FIGS. 2A and 2B illustrate a comparison of vibration between a pure silicon resonator and a silicon resonator with thin films deposited on a top surface of the silicon layer. In both FIGS. 2A and 2B, the dashed outline represents the device in its original position with no vibration. FIG. 2A illustrates a pure silicon resonator 110 having an anchor center point 120. In vibration mode, the device 110 expands and contracts as shown in the two images of FIG. 2A, but there is no movement in the z direction, i.e., the anchor center point 120 does not move up or down while vibrating. FIG. 2B illustrates a resonator design that includes thin films (e.g., the piezoelectric layer and metal layers) 112 disposed on top of the silicon substrate. The piezoelectric and metal films have different elastic modulus and density than silicon. Because the symmetry is broken, the resonator bends and there will be vibration movement in the z direction, i.e., the anchor center point 120 will move up or down while vibrating. As a result, piezoelectric MEMS resonator designs, such as those shown in FIGS. 1 and 2B, will typically have a quality factor that is about an order of magnitude lower than bare silicon resonators, such as the device shown in FIG. 2A, at the same frequency.
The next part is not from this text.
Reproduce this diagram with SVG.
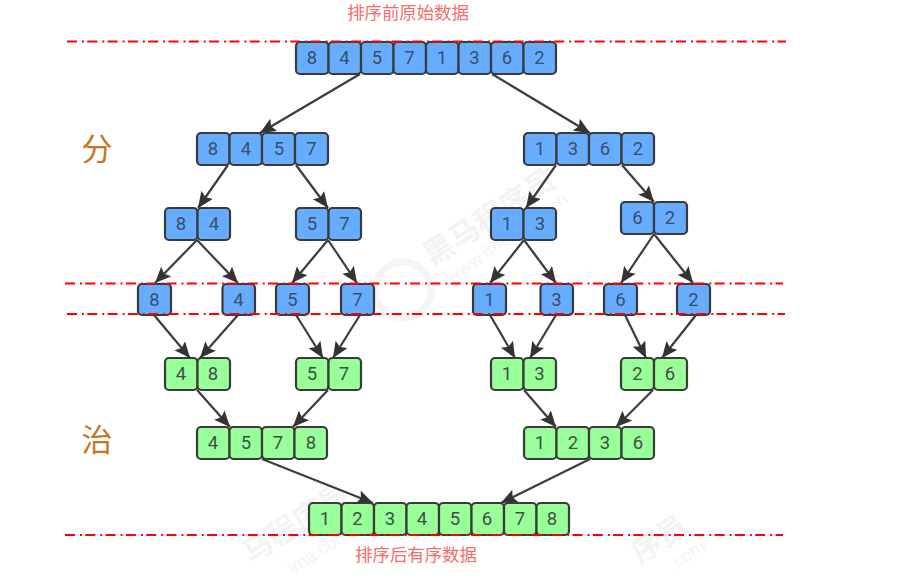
<svg xmlns="http://www.w3.org/2000/svg" width="917" height="578" viewBox="0 0 917 578">
<style>
text{font-family:Roboto,"Noto Sans CJK SC",sans-serif;text-anchor:middle}
.b rect{fill:#66adff;stroke:#3a3a3a;stroke-width:2.2}
.g rect{fill:#99ff99;stroke:#3a3a3a;stroke-width:2.2}
.n text{font-size:18.5px;fill:#3b4f68;dominant-baseline:central}
.g text{fill:#3f5045}
.c line{stroke:#3c3c3c;stroke-width:2.2;marker-end:url(#a)}
.r line{stroke:#ff0000;stroke-width:2;stroke-dasharray:10 5 2 3.300}
.l{font-family:"Noto Sans CJK SC",sans-serif;font-size:17.4px;fill:#f56c6c}
.h{font-family:"Noto Sans CJK SC",sans-serif;font-size:31px;fill:#c8761e}
.w{font-family:"Noto Sans CJK SC",sans-serif;fill:#f3f3f3;font-weight:700;font-size:30px}
.w2{fill:#f5f5f5;font-size:18px}
</style>
<defs>
<marker id="a" markerUnits="userSpaceOnUse" markerWidth="18" markerHeight="16" refX="16" refY="7" orient="auto"><path d="M0 0L16 7L0 14L3 7Z" fill="#333"/></marker>
</defs>
<rect width="917" height="578" fill="#fff"/>
<g id="watermark">
<text class="w" transform="translate(495 226) rotate(-33)">黑马程序员</text>
<text class="w2" transform="translate(510 243) rotate(-35)">www.itheima.com</text>
<circle cx="403" cy="290" r="28" fill="none" stroke="#f5f5f5" stroke-width="7"/>
<text class="w" transform="translate(301 532) rotate(-33)">马程序员</text>
<text class="w2" font-size="16" transform="translate(322 556) rotate(-33)">ima.com</text>
<text class="w" transform="translate(665 548) rotate(-33)">序员</text>
<text class="w2" transform="translate(690 560) rotate(-33)">.com</text>
</g>
<g id="connectors" class="c">
<line x1="360" y1="74" x2="260" y2="133"/><line x1="492" y1="74" x2="590" y2="133"/>
<line x1="228" y1="165" x2="198" y2="208"/><line x1="296" y1="165" x2="328" y2="208"/>
<line x1="556" y1="165" x2="526" y2="208"/><line x1="622" y1="165" x2="654" y2="202"/>
<line x1="197" y1="240" x2="155" y2="283"/><line x1="197" y1="240" x2="238" y2="283"/>
<line x1="328" y1="240" x2="292" y2="283"/><line x1="328" y1="240" x2="357" y2="283"/>
<line x1="524" y1="240" x2="490" y2="283"/><line x1="524" y1="240" x2="556" y2="283"/>
<line x1="654" y1="234" x2="621" y2="283"/><line x1="654" y1="234" x2="693" y2="283"/>
<line x1="154" y1="315" x2="190" y2="358"/><line x1="238" y1="315" x2="200" y2="358"/>
<line x1="296" y1="315" x2="323" y2="358"/><line x1="360" y1="315" x2="333" y2="358"/>
<line x1="490" y1="315" x2="515" y2="358"/><line x1="556" y1="315" x2="530" y2="358"/>
<line x1="625" y1="315" x2="646" y2="358"/><line x1="696" y1="315" x2="662" y2="358"/>
<line x1="197" y1="390" x2="230" y2="427"/><line x1="328" y1="390" x2="293" y2="427"/>
<line x1="524" y1="390" x2="556" y2="427"/><line x1="653" y1="390" x2="616" y2="427"/>
<line x1="262" y1="459" x2="373" y2="503"/><line x1="590" y1="459" x2="501" y2="503"/>
</g>
<g id="n1" class="n b">
<rect x="296" y="42" width="32.5" height="32" rx="4"/><rect x="328.500" y="42" width="32.5" height="32" rx="4"/><rect x="361" y="42" width="32.5" height="32" rx="4"/><rect x="393.500" y="42" width="32.5" height="32" rx="4"/><rect x="426" y="42" width="32.5" height="32" rx="4"/><rect x="458.500" y="42" width="32.5" height="32" rx="4"/><rect x="491" y="42" width="32.5" height="32" rx="4"/><rect x="523.500" y="42" width="32.5" height="32" rx="4"/>
<text x="312" y="58">8</text><text x="344.500" y="58">4</text><text x="377" y="58">5</text><text x="409.500" y="58">7</text><text x="442" y="58">1</text><text x="474.500" y="58">3</text><text x="507" y="58">6</text><text x="539.500" y="58">2</text>
</g>
<g id="n2" class="n b">
<rect x="197" y="133" width="32.500" height="32" rx="4"/><rect x="229.500" y="133" width="32.500" height="32" rx="4"/><rect x="262" y="133" width="33" height="32" rx="4"/><rect x="295" y="133" width="33" height="32" rx="4"/>
<text x="213" y="149">8</text><text x="246" y="149">4</text><text x="279" y="149">5</text><text x="311.500" y="149">7</text>
</g>
<g id="n3" class="n b">
<rect x="524" y="133" width="32.500" height="32" rx="4"/><rect x="556.500" y="133" width="32.500" height="32" rx="4"/><rect x="589" y="133" width="32.500" height="32" rx="4"/><rect x="621.500" y="133" width="32.500" height="32" rx="4"/>
<text x="540" y="149">1</text><text x="573" y="149">3</text><text x="605" y="149">6</text><text x="638" y="149">2</text>
</g>
<g id="n4" class="n b"><rect x="165" y="208" width="32.500" height="32" rx="4"/><rect x="197.500" y="208" width="32.500" height="32" rx="4"/><text x="181" y="224">8</text><text x="214" y="224">4</text></g>
<g id="n5" class="n b"><rect x="296" y="208" width="32.500" height="32" rx="4"/><rect x="328.500" y="208" width="32.500" height="32" rx="4"/><text x="312" y="224">5</text><text x="344.500" y="224">7</text></g>
<g id="n6" class="n b"><rect x="491" y="208" width="32.500" height="32" rx="4"/><rect x="523.500" y="208" width="32.500" height="32" rx="4"/><text x="507" y="224">1</text><text x="540" y="224">3</text></g>
<g id="n7" class="n b"><rect x="621" y="202" width="33" height="32" rx="4"/><rect x="654" y="202" width="33" height="32" rx="4"/><text x="637.500" y="218">6</text><text x="670" y="218">2</text></g>
<g id="n8" class="n b"><rect x="138" y="284" width="33" height="31" rx="4"/><text x="154.500" y="299.500">8</text></g>
<g id="n9" class="n b"><rect x="222.500" y="284" width="32.500" height="31" rx="4"/><text x="238.500" y="299.500">4</text></g>
<g id="n10" class="n b"><rect x="276" y="284" width="33" height="31" rx="4"/><text x="292.500" y="299.500">5</text></g>
<g id="n11" class="n b"><rect x="341" y="284" width="33" height="31" rx="4"/><text x="357.500" y="299.500">7</text></g>
<g id="n12" class="n b"><rect x="473" y="284" width="33" height="31" rx="4"/><text x="489.500" y="299.500">1</text></g>
<g id="n13" class="n b"><rect x="540.500" y="284" width="32.500" height="31" rx="4"/><text x="556.500" y="299.500">3</text></g>
<g id="n14" class="n b"><rect x="604" y="284" width="33" height="31" rx="4"/><text x="620.500" y="299.500">6</text></g>
<g id="n15" class="n b"><rect x="677" y="284" width="33" height="31" rx="4"/><text x="693.500" y="299.500">2</text></g>
<g id="n16" class="n g"><rect x="165" y="358" width="32.500" height="32" rx="4"/><rect x="197.500" y="358" width="32.500" height="32" rx="4"/><text x="181" y="374">4</text><text x="213" y="374">8</text></g>
<g id="n17" class="n g"><rect x="296" y="358" width="32.500" height="32" rx="4"/><rect x="328.500" y="358" width="32.500" height="32" rx="4"/><text x="312" y="374">5</text><text x="344" y="374">7</text></g>
<g id="n18" class="n g"><rect x="491" y="358" width="32.500" height="32" rx="4"/><rect x="523.500" y="358" width="32.500" height="32" rx="4"/><text x="507" y="374">1</text><text x="539.500" y="374">3</text></g>
<g id="n19" class="n g"><rect x="621" y="358" width="33" height="32" rx="4"/><rect x="654" y="358" width="33" height="32" rx="4"/><text x="637.500" y="374">2</text><text x="670" y="374">6</text></g>
<g id="n20" class="n g">
<rect x="197" y="427" width="32.500" height="32" rx="4"/><rect x="229.500" y="427" width="32.500" height="32" rx="4"/><rect x="262" y="427" width="32.500" height="32" rx="4"/><rect x="294.500" y="427" width="32.500" height="32" rx="4"/>
<text x="213" y="443">4</text><text x="246" y="443">5</text><text x="278" y="443">7</text><text x="311" y="443">8</text>
</g>
<g id="n21" class="n g">
<rect x="524" y="427" width="32.500" height="32" rx="4"/><rect x="556.500" y="427" width="32.500" height="32" rx="4"/><rect x="589" y="427" width="32.500" height="32" rx="4"/><rect x="621.500" y="427" width="32.500" height="32" rx="4"/>
<text x="540" y="443">1</text><text x="573" y="443">2</text><text x="605" y="443">3</text><text x="638" y="443">6</text>
</g>
<g id="n22" class="n g">
<rect x="309" y="503" width="32.500" height="32" rx="4"/><rect x="341.500" y="503" width="32.500" height="32" rx="4"/><rect x="374" y="503" width="32.500" height="32" rx="4"/><rect x="406.500" y="503" width="32.500" height="32" rx="4"/><rect x="439" y="503" width="32.500" height="32" rx="4"/><rect x="471.500" y="503" width="32.500" height="32" rx="4"/><rect x="504" y="503" width="32.500" height="32" rx="4"/><rect x="536.500" y="503" width="32.500" height="32" rx="4"/>
<text x="325" y="519">1</text><text x="357.500" y="519">2</text><text x="390" y="519">3</text><text x="422" y="519">4</text><text x="455" y="519">5</text><text x="487" y="519">6</text><text x="520" y="519">7</text><text x="552" y="519">8</text>
</g>
<g id="redlines" class="r">
<line x1="67" y1="41.500" x2="786" y2="41.500"/>
<line x1="65" y1="283.500" x2="783" y2="283.500"/>
<line x1="67" y1="314" x2="785" y2="314"/>
<line x1="65" y1="535" x2="783" y2="535"/>
</g>
<text class="l" x="408" y="19">排序前原始数据</text>
<text class="l" x="416" y="561">排序后有序数据</text>
<text class="h" x="97" y="160">分</text>
<text class="h" x="97" y="451">治</text>
</svg>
The low quality factor of the piezoelectric MEMS resonator designs increases the noise in oscillator applications and increases the motional impedance.
One design that attempts to overcome the low quality factor of piezoelectric MEMS resonators is to increase the size of the resonator by using a higher order overtone design, for example, as described in Patent document 1 (identified below). While a higher order overtone design directly decreases the motional resistance, it also increases the size of the resonator. Moreover, since the manufacturing cost of the resonator is proportional to the size, the larger resonator size is not preferred. In addition, even for larger resonators, the low motional impedance is still not sufficient for low noise oscillator applications and a higher quality factor is required.                Non patent document 1: V. Kaajakari, T. Mattila, A. Oja, J. Kiihamaki, and H. Seppa, “Square-extensional mode single-crystal silicon micromechanical resonator for low phase noise oscillator applications”, IEEE Electron Device Letters, Vol. 25, No. 4, pp. 173-175, April 2004.        Non patent document 2: G. Piazza, P. J. Stephanou, A. P. Pisano, “Piezoelectric Aluminum Nitride Vibrating Contour-Mode MEMS Resonators”, Journal of MicroElectro Mechanical Systems, vol. 15, no. 6, pp. 1406-1418, December 2006.        Patent document 1: U.S. Pat. No. 7,924,119.